D’autant que pour irriter Jordan Bardella, Emmanuel Macron pourrait s’inspirer d’un de ses prédécesseurs. En 1986, le président François Mitterrand prend la liberté d’opposer une fin de non-recevoir à son Premier ministre de cohabitation, Jacques Chirac, lorsque celui-ci lui demande de signer les ordonnances sur les privatisations. Le Sphinx ne refusera toutefois de promulguer une loi votée par le Parlement. Emmanuel Macron, “dont l’audace n’est plus à démontrer”, selon Jean Garrigues, pourrait-il franchir une nouvelle étape en excluant par exemple de promulguer un texte ?

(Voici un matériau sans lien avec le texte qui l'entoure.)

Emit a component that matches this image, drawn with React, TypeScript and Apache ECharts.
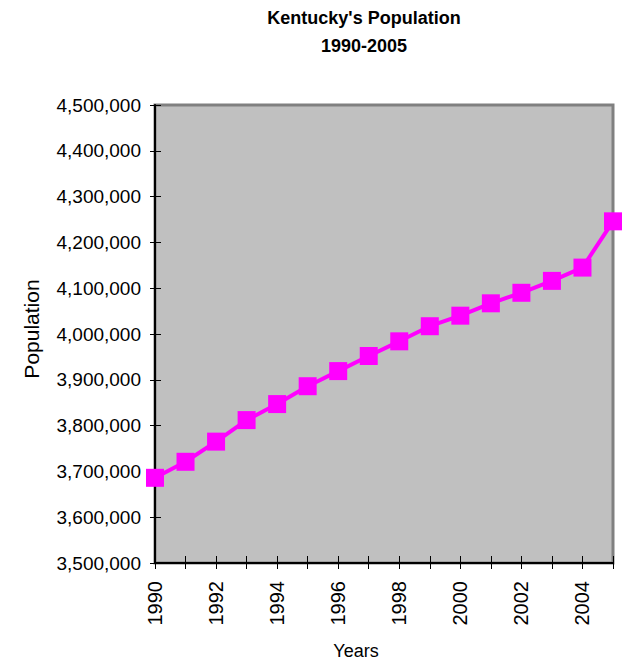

Sur le plan juridique, l’article 10 de la Constitution indique que “le président de la République promulgue les lois dans les quinze jours qui suivent la transmission au Gouvernement de la loi définitivement adoptée”. La saisine du Conseil constitutionnel et la demande d’une nouvelle délibération du Parlement semblent dès lors être les seules voies de recours possibles pour le chef d’Etat. Mais ne pas promulguer une loi votée par les représentants du peuple serait en outre mortifère. “Ça le mettrait en porte à faux par rapport à sa propre démarche de dissolution qu’il a justifié par l’idée d’en appeler à un retour au peuple”, rappelle le politologue Jean Garrigues. D’autres, au lendemain de la dissolution restent plus prudents : “Le président de la République a su démontrer à maintes reprises, qu’il ne se refusait rien”.